Illustration: Binay Sinha
The Ukraine conflict has taken a huge toll on the world economy. The International Monetary Fund (IMF) has estimated global growth in 2022 at 3.2 per cent, down from 6 per cent in 2021. For 2023, it estimates global growth at 2.7 per cent. This would be the slowest growth since 2001, leaving aside the global financial crisis and the Covid-19 pandemic.
India cannot escape the fallout of the gathering storm. Analysts are revising the growth forecast for India for FY 2022-23 upwards and that for FY 2023-24 downwards. India was on track to achieve gross domestic product growth of over 8 per cent in 2022-23 before the Ukraine conflict erupted. Now, it is likely to end up with growth of 6.5-7 per cent. Growth in FY 2023-24 is likely to be in the range of 5-6 per cent or even lower. Relatively low growth in FY 2023-24 will pose a serious headache for the finance minister as she readies the Budget for the coming year.
The IMF’s forecasts, made in October 2022, assumed the conflict in Ukraine would not escalate. As we approach a new year, the conflict has already escalated with worse in the offing.
Following Russia’s withdrawal from Ukraine’s southern city of Kherson, Western think-tanks have been painting a rosy picture of the prospects for Ukraine. Ukraine, they contend, can very well go on the offensive, reclaim the provinces annexed by Russia and even capture the Crimean peninsula that is of strategic importance to Russia.
Independent analysts, many of whom have a military or intelligence background in the West, have been quick to dismiss these hopes as delusory. The evidence, they say, is that Russia is poised for a massive offensive involving half a million troops. Russian missile and drone attacks have shut down over 50 per cent of Ukraine’s power capacity. Having failed to get Ukraine to the negotiating table, Mr Putin will not rest now until his objectives of de-nazification and demilitarisation of Ukraine are met.
The real threat is that Nato will find it hard to stomach a decisive win for Russia. It may be tempted to intervene directly. That will take the conflict to a different level altogether. A third possibility, flagged by the US Director of National Intelligence, is that the current war of attrition will continue through 2023 with no decisive outcome.
An escalation or even a prolonged continuation of the conflict will be terrible news for an already battered world economy. The high price of gas is hurting Europe badly. Now, it appears oil prices too could shoot up after having fallen to $85 a barrel. Starting this week, the EU and the G7 have imposed a price cap of $60 on Russian crude oil exports. Shipping and insurance firms in these countries are barred from carrying Russian crude sold at a price above the price cap.

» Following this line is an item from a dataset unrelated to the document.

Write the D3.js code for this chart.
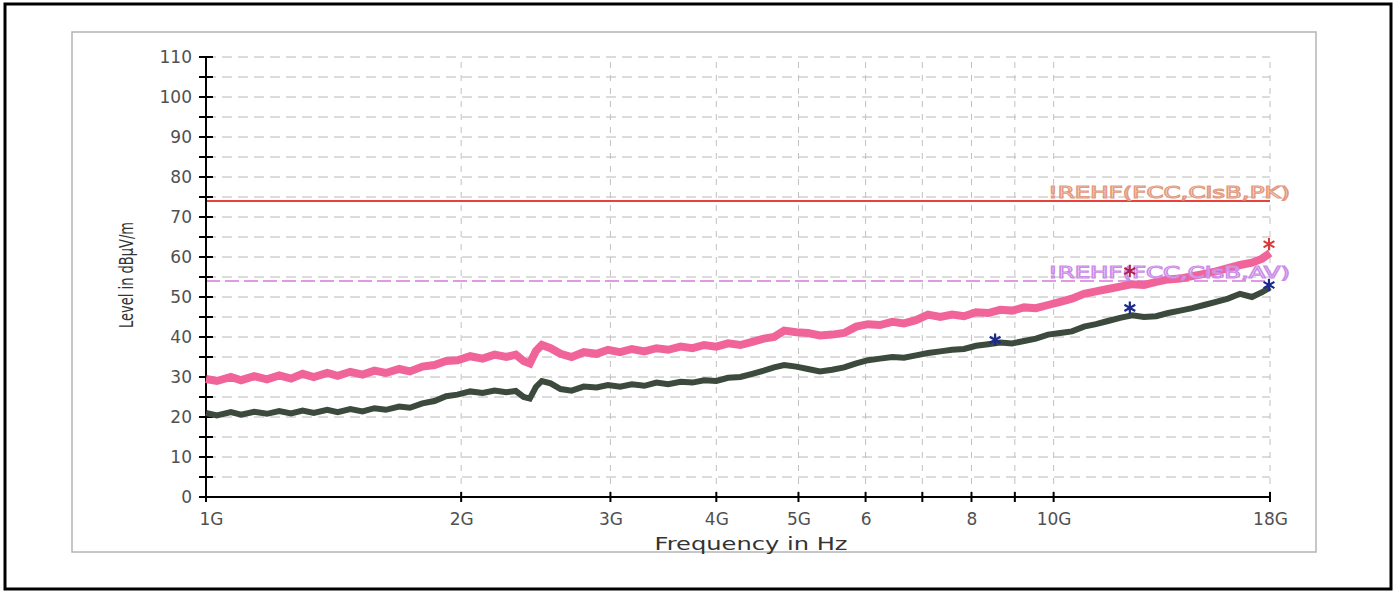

Russia has declared that it will not supply to countries that adhere to the price cap. If Russia’s supply of oil to the market falls, oil prices will rise. That will be yet another blow to the world economy. There could also be secondary sanctions against countries that do not observe the price cap.
There is far more at stake in the Ukraine conflict than the disagreements between the West and Russia over the status of Ukraine. The world’s second mightiest military power, Russia, and the second biggest economy, China, are seeking to rewrite the rules of an international order that is intended to sustain the hegemony of the West.
Both Russia and China would like to decouple as far as possible from the West and engage in a bigger way with the rest of the world. There is talk of non-dollar trade, an alternative to the dollar as a reserve currency and an alternative payments system. Russia now sees itself as engaged in an existential struggle with the West.
A new world order is struggling to be born. Not to sound morose towards the end of the year but it would be naïve to understate the pain that this struggle will mean for the world.